Entrepreneurs need to hustle to get help.
By Jenny Hoff, Photo by Media Profile
Businesses across the country are facing a similar problem in a post(ish)-COVID world. Positions to fill and nobody interested in taking them. It’s not clear whether service and retail workers went on to start their own side gigs, found remote work opportunities or became influencers. But small-business owners in particular are feeling the pinch when it comes to attracting staff. Many Austin businesses are offering double, sometimes triple, the national minimum wage to attract workers and are still coming up short.
If you’re a small-business owner looking to find help, it may feel impossible to compete with bigger companies that can offer medical and vacation benefits. But increasingly, studies are showing that culture, inclusivity and simple kindness are some of the most important benefits employees seek. One of the greatest advantages a small business has is the ability to create a warm, personal work environment, unlike many bigger corporations. By creating a family-like culture, small businesses can attract workers who want to make every hour of their day enjoyable and valuable beyond just earning money to pay rent. If coming to work feels like visiting with friends and collaborating in fun and creative ways, the job will sell itself. Otherwise, an in-person environment can’t compete with remote work opportunities.
The workplace has become too competitive with flexible offers for employers to stay rigid with old hourly expectations. By offering flexible schedules as well as roles and responsibilities, you’ll have a better chance to fill the positions you need. Perhaps you need someone to work 40 hours a week, but you’re finding it impossible to compete with the salaries bigger companies can offer. Instead, actively seek out people who might be highly qualified but unable to commit that kind of time, like stay-at-home parents, semi-retired workers and people furthering their education. Find two or three part-time workers instead who can commit some time and provide immense value, rather than struggling to find one who is only there because they couldn’t land a job elsewhere.
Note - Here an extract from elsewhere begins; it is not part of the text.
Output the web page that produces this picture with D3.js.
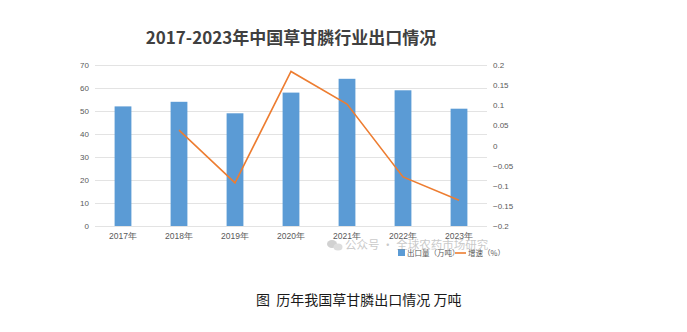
<!DOCTYPE html>
<html>
<head>
<meta charset="utf-8">
<script src="https://cdn.jsdelivr.net/npm/d3@7/dist/d3.min.js"></script>
<style>
  html, body { margin: 0; padding: 0; background: #fff; }
  svg { display: block; font-family: "Microsoft YaHei", "Noto Sans CJK SC", sans-serif; }
</style>
</head>
<body>
<svg id="chart" width="687" height="332"></svg>
<script>
// Export volume (10k tonnes) and year-on-year growth rate
const years = ["2017年", "2018年", "2019年", "2020年", "2021年", "2022年", "2023年"];
const volume = [52, 54, 49, 58, 64, 59, 51];
const growth = [null, 0.038, -0.093, 0.184, 0.103, -0.078, -0.136];
const leftTicks = [0, 10, 20, 30, 40, 50, 60, 70];
const rightTicks = [-0.2, -0.15, -0.1, -0.05, 0, 0.05, 0.1, 0.15, 0.2];

const svg = d3.select("#chart");
const plot = { left: 95, right: 487, top: 65, bottom: 226 };

const x = d3.scaleBand().domain(years).range([plot.left, plot.right]).paddingInner(0.7).paddingOuter(0.35);
const xc = d3.scaleBand().domain(years).range([plot.left, plot.right]);
const yL = d3.scaleLinear().domain([0, 70]).range([plot.bottom, plot.top]);
const yR = d3.scaleLinear().domain([-0.2, 0.2]).range([plot.bottom, plot.top]);

// Title
svg.append("text")
  .attr("x", 291).attr("y", 44)
  .attr("text-anchor", "middle")
  .attr("font-size", 17).attr("font-weight", "bold")
  .attr("fill", "#404040")
  .text("2017-2023年中国草甘膦行业出口情况");

// Gridlines
svg.append("g").selectAll("line").data(leftTicks).join("line")
  .attr("x1", plot.left).attr("x2", plot.right)
  .attr("y1", d => yL(d) + 0.5).attr("y2", d => yL(d) + 0.5)
  .attr("stroke", "#e3e3e3").attr("stroke-width", 1);

// Left axis
const axL = svg.append("g").attr("transform", `translate(${plot.left - 6},0)`)
  .call(d3.axisLeft(yL).tickValues(leftTicks).tickSize(0).tickPadding(0));
axL.select(".domain").remove();
axL.selectAll("text").attr("font-size", 8).attr("fill", "#595959").attr("font-family", "Liberation Sans, Arial, sans-serif");

// Right axis
const axR = svg.append("g").attr("transform", `translate(${plot.right + 6},0)`)
  .call(d3.axisRight(yR).tickValues(rightTicks).tickSize(0).tickPadding(0).tickFormat(d => d3.format("~g")(d)));
axR.select(".domain").remove();
axR.selectAll("text").attr("font-size", 8).attr("fill", "#595959").attr("font-family", "Liberation Sans, Arial, sans-serif");

// Bottom axis labels
const axB = svg.append("g").attr("transform", `translate(0,${plot.bottom + 5})`)
  .call(d3.axisBottom(xc).tickSize(0).tickPadding(2));
axB.select(".domain").remove();
axB.selectAll("text").attr("font-size", 8.5).attr("fill", "#595959");

// Bars
svg.append("g").selectAll("rect").data(volume).join("rect")
  .attr("x", (d, i) => x(years[i]))
  .attr("width", x.bandwidth())
  .attr("y", d => yL(d))
  .attr("height", d => yL(0) - yL(d))
  .attr("fill", "#5b9bd5");

// Growth line
const pts = growth.map((g, i) => ({ year: years[i], g })).filter(p => p.g !== null);
svg.append("path").datum(pts)
  .attr("fill", "none").attr("stroke", "#ed7d31").attr("stroke-width", 1.6)
  .attr("d", d3.line().x(p => xc(p.year) + xc.bandwidth() / 2).y(p => yR(p.g)));

// Legend
const lg = svg.append("g").attr("transform", "translate(398,253)");
lg.append("rect").attr("x", 0).attr("y", -4).attr("width", 7).attr("height", 7).attr("fill", "#5b9bd5");
lg.append("text").attr("x", 9).attr("y", 3).attr("font-size", 7.5).attr("fill", "#595959").text("出口量（万吨）");
lg.append("line").attr("x1", 57).attr("x2", 68).attr("y1", 0).attr("y2", 0).attr("stroke", "#ed7d31").attr("stroke-width", 1.6);
lg.append("text").attr("x", 70).attr("y", 3).attr("font-size", 7.5).attr("fill", "#595959").text("增速（%）");

// Account watermark
const wm = svg.append("g").attr("opacity", 0.45);
wm.append("ellipse").attr("cx", 332).attr("cy", 244).attr("rx", 5).attr("ry", 4).attr("fill", "#9a9a9a");
wm.append("ellipse").attr("cx", 338).attr("cy", 247).attr("rx", 4.5).attr("ry", 3.5).attr("fill", "#b5b5b5");
wm.append("text").attr("x", 345).attr("y", 249).attr("font-size", 11.5).attr("fill", "#8a8a8a")
  .text("公众号 · 全球农药市场研究");

// Caption
svg.append("text")
  .attr("x", 256).attr("y", 305)
  .attr("font-size", 14).attr("fill", "#1a1a1a")
  .style("white-space", "pre")
  .text("图  历年我国草甘膦出口情况 万吨");
</script>
</body>
</html>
Try to show that same flexibility with the positions you create. Talk with the potential hire about their interests, talents and skills. Maybe what you need most is someone to serve the coffee or tea. But if you find they’re also great with social media, photography or product creation, offer them opportunities to use those skills as well. If an employee feels like they’re growing and gaining new opportunities, they’ll be more likely to stick around.
Sell yourself first
When putting out an ad for a position on social media or through a job board, sell yourself first before listing your expectations. What do you offer to the employee in terms of financial and social benefits? What kind of culture does your business provide? What growth opportunities can they expect? It’s a buyer’s market, and you’re the seller. Find your business’ strengths and shout them from the rooftops. With the right message and the right attitude, you’ll soon find the right people to help your small business succeed.